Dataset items
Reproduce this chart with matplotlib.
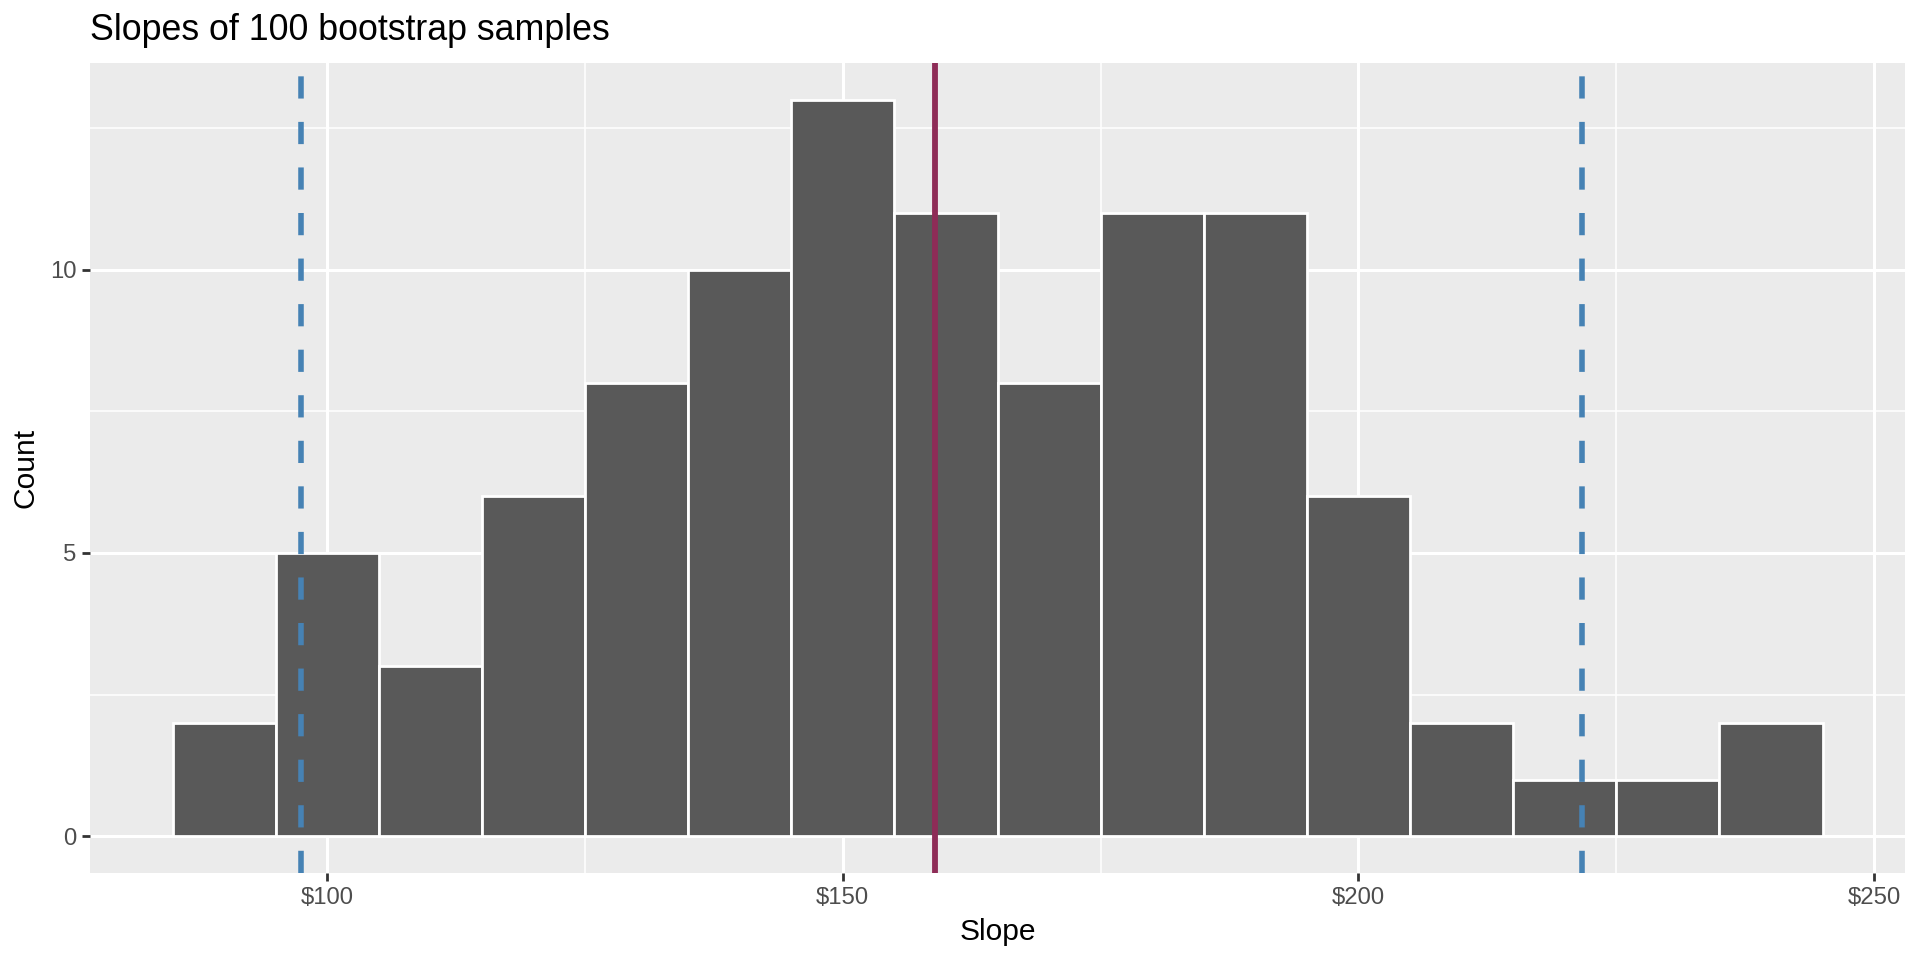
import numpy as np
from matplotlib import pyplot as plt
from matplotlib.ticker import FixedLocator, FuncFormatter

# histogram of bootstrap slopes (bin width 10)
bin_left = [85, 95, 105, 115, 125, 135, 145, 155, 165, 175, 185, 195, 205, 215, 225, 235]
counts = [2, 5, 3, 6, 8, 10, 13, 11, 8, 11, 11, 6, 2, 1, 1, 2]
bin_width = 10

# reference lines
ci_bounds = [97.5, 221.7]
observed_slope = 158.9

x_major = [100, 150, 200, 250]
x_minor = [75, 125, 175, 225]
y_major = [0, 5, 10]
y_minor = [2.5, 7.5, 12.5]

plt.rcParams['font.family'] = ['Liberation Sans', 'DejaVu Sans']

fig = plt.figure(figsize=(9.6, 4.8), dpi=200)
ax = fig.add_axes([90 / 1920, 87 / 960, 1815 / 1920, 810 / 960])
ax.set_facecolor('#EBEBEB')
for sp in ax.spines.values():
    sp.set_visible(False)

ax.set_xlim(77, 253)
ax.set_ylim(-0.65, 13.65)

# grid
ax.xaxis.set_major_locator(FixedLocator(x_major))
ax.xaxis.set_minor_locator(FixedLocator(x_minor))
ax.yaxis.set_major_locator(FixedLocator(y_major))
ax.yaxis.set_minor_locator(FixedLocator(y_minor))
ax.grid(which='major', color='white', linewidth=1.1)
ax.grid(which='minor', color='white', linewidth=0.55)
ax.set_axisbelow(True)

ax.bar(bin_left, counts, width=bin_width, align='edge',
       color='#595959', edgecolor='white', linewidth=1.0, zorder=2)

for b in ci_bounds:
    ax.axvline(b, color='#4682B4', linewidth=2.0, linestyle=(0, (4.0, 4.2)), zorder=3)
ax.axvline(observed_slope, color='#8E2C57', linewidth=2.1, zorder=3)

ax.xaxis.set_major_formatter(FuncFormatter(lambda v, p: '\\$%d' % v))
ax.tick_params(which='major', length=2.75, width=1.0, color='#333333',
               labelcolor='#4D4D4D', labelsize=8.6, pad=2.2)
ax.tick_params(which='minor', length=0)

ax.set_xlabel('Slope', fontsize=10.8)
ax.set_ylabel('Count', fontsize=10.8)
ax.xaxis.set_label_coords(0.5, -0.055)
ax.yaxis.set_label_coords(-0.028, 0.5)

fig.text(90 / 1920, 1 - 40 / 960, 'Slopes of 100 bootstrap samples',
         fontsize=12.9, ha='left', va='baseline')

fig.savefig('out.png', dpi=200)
---
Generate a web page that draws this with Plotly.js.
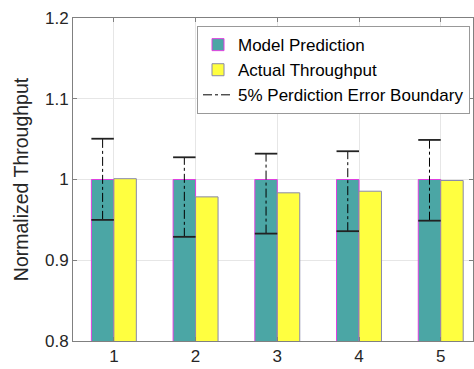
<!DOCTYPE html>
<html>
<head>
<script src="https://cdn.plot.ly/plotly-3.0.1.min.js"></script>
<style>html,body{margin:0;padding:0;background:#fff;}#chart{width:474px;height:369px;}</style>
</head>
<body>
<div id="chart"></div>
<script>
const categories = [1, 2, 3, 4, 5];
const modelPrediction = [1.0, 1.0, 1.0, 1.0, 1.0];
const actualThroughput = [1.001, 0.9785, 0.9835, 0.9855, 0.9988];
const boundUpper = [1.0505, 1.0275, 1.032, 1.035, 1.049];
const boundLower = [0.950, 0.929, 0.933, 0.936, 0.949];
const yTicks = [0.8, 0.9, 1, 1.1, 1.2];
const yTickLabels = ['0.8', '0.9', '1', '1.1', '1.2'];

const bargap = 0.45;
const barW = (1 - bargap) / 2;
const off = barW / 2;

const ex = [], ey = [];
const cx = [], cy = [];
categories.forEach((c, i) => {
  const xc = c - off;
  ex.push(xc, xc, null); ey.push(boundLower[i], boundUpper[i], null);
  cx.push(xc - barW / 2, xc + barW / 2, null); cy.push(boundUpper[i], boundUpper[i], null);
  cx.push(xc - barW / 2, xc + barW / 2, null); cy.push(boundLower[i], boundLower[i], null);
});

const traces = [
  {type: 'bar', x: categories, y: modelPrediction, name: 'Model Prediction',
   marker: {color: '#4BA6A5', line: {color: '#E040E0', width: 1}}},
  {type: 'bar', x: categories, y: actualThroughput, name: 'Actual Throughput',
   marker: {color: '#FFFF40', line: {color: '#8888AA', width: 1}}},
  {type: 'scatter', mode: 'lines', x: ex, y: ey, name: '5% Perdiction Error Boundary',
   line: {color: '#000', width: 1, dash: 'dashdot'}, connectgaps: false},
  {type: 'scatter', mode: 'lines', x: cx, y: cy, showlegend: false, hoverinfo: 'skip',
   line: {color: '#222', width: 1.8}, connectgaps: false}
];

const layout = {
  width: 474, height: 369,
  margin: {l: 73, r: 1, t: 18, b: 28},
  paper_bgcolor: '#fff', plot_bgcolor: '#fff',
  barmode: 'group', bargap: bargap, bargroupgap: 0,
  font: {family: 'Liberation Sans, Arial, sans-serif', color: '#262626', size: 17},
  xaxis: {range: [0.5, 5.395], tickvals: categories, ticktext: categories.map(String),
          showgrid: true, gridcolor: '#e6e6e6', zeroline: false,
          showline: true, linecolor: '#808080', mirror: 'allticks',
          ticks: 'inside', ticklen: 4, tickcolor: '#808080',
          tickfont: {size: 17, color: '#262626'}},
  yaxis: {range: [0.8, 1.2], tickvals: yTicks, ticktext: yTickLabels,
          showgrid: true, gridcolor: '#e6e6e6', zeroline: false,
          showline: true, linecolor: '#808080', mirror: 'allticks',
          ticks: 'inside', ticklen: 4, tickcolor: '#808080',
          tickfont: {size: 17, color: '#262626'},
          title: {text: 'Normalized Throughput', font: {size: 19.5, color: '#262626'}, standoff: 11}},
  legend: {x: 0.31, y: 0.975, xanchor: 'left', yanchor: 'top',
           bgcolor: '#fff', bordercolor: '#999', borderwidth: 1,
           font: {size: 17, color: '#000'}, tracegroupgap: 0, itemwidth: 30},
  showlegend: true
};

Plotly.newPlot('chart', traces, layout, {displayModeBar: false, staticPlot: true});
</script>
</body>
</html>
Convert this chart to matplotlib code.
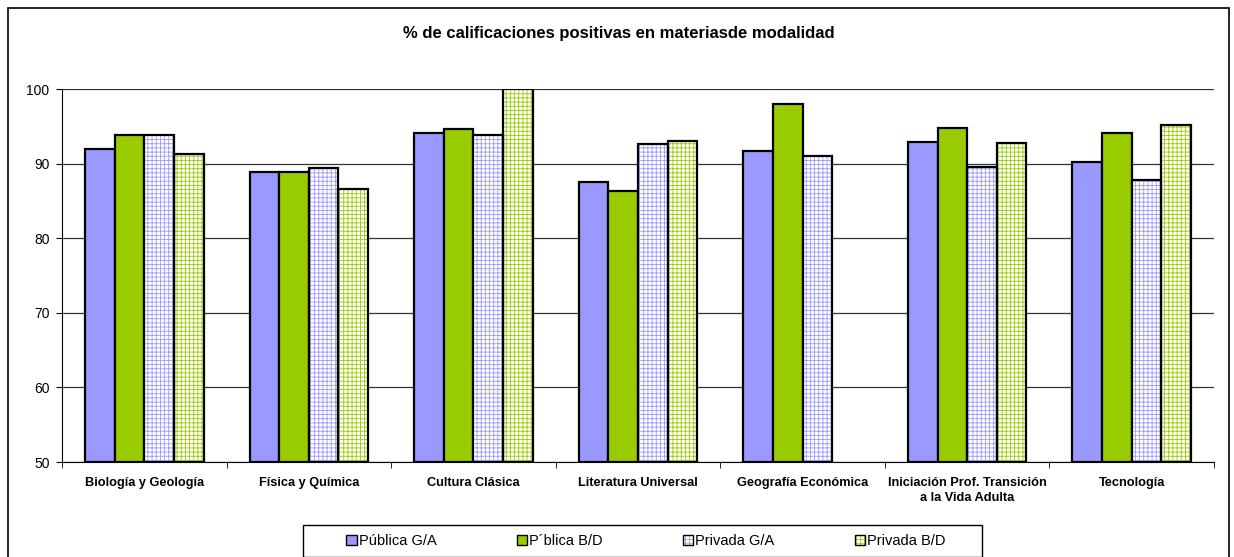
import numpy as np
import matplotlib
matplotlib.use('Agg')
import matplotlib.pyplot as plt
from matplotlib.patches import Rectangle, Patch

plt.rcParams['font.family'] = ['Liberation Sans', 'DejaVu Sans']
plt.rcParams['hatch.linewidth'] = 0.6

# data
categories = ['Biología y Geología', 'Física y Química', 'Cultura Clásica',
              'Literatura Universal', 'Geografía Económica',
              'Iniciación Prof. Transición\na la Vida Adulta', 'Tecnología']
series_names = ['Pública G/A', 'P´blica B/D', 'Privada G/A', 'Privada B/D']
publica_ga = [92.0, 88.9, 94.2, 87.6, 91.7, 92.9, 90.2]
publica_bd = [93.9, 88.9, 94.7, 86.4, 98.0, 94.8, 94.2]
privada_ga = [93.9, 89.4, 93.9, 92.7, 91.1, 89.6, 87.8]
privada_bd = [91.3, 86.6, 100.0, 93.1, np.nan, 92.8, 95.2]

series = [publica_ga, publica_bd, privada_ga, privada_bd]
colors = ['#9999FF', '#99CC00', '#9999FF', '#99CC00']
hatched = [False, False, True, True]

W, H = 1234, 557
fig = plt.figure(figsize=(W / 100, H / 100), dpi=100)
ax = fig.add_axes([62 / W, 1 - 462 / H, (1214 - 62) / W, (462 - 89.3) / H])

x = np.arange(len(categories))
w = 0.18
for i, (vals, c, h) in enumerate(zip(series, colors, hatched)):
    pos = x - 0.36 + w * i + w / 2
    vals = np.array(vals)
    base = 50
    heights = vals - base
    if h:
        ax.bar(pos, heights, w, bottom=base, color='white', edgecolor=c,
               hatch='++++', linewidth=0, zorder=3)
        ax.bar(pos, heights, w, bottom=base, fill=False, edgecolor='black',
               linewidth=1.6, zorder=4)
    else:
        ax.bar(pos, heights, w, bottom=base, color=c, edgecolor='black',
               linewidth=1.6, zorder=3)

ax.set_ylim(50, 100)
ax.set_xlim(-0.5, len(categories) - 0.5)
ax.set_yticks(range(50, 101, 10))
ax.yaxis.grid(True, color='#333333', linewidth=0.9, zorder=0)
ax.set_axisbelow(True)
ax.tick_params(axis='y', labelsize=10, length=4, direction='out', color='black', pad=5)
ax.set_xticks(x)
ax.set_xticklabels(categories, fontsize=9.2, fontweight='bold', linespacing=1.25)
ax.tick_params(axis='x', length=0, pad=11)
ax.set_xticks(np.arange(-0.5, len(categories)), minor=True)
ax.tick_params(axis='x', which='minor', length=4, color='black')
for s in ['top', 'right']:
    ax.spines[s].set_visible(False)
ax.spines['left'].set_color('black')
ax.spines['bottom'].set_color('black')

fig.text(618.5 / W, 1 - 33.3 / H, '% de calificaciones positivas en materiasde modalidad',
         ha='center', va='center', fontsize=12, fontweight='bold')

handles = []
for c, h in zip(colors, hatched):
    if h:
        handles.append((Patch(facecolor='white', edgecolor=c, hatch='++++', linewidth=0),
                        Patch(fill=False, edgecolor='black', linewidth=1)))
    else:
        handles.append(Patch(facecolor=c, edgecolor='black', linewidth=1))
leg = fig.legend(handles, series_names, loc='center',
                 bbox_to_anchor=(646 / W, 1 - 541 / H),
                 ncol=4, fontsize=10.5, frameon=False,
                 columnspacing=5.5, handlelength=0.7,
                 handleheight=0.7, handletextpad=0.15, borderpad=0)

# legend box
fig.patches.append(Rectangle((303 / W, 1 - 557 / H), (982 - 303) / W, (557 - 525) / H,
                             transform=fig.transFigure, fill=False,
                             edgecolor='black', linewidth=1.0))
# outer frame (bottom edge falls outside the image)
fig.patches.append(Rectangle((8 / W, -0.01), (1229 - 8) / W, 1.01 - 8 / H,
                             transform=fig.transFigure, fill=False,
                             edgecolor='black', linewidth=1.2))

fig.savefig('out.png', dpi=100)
--
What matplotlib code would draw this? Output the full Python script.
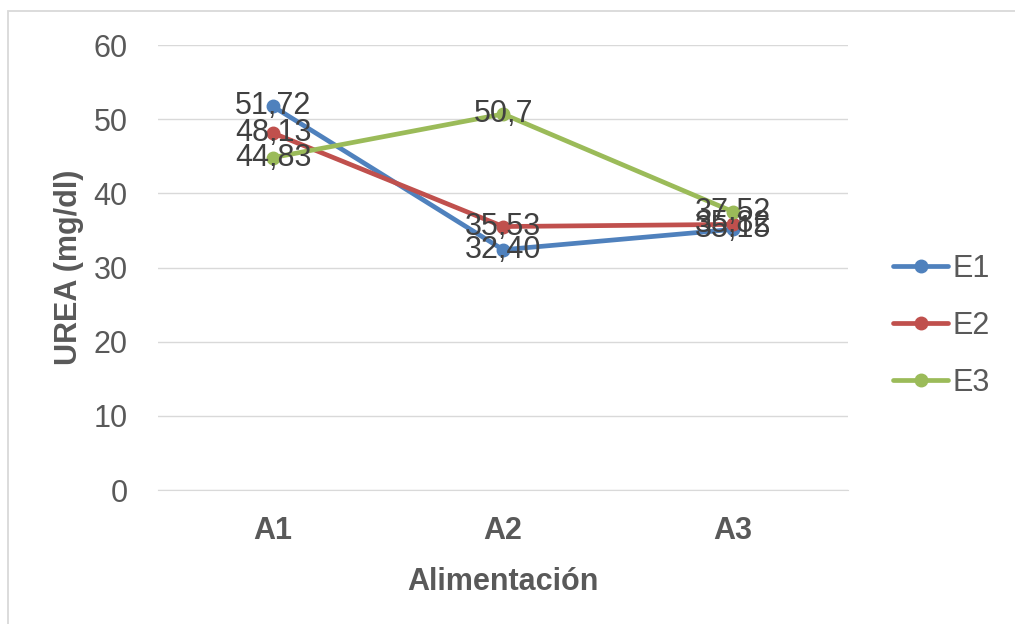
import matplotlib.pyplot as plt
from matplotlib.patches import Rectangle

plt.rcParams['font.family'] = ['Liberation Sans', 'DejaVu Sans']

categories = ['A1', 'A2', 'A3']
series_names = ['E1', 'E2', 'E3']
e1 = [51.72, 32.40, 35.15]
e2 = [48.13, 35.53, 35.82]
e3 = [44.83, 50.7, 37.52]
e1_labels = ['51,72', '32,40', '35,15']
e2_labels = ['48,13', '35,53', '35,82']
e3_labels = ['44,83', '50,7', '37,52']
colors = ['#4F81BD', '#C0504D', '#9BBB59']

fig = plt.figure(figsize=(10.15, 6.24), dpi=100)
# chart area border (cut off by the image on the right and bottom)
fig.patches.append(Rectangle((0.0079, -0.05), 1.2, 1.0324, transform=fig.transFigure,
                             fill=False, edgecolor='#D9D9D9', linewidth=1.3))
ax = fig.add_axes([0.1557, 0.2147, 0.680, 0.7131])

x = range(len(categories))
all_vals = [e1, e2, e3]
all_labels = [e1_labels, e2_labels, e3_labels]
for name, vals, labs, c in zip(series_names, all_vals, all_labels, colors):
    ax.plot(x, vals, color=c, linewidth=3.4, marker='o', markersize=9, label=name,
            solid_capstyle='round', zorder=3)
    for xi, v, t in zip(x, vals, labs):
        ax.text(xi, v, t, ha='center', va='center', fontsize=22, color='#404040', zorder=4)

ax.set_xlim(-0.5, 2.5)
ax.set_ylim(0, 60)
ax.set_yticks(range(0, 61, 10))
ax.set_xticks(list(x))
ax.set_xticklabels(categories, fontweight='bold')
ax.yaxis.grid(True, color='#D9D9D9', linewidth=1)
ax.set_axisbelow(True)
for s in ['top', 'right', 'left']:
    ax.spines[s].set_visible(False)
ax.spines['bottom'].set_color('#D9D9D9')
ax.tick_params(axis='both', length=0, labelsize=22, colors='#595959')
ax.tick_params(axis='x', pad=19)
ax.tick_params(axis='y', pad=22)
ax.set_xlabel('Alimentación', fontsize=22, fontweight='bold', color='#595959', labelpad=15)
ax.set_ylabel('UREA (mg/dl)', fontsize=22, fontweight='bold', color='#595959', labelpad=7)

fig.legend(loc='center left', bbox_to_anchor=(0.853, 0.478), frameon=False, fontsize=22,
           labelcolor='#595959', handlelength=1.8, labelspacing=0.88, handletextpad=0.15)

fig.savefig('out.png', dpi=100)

◆ **WHAT THIS TASK INVOLVES**: Make an exact copy of the lines from the one holding "Convert this chart to matplotlib code." through the one holding "hatched = [False, False, True, True]", end lines included, without the pictures.

◆ **ANSWER TO THE EXERCISE**:
Convert this chart to matplotlib code.
import numpy as np
import matplotlib
matplotlib.use('Agg')
import matplotlib.pyplot as plt
from matplotlib.patches import Rectangle, Patch

plt.rcParams['font.family'] = ['Liberation Sans', 'DejaVu Sans']
plt.rcParams['hatch.linewidth'] = 0.6

# data
categories = ['Biología y Geología', 'Física y Química', 'Cultura Clásica',
              'Literatura Universal', 'Geografía Económica',
              'Iniciación Prof. Transición\na la Vida Adulta', 'Tecnología']
series_names = ['Pública G/A', 'P´blica B/D', 'Privada G/A', 'Privada B/D']
publica_ga = [92.0, 88.9, 94.2, 87.6, 91.7, 92.9, 90.2]
publica_bd = [93.9, 88.9, 94.7, 86.4, 98.0, 94.8, 94.2]
privada_ga = [93.9, 89.4, 93.9, 92.7, 91.1, 89.6, 87.8]
privada_bd = [91.3, 86.6, 100.0, 93.1, np.nan, 92.8, 95.2]

series = [publica_ga, publica_bd, privada_ga, privada_bd]
colors = ['#9999FF', '#99CC00', '#9999FF', '#99CC00']
hatched = [False, False, True, True]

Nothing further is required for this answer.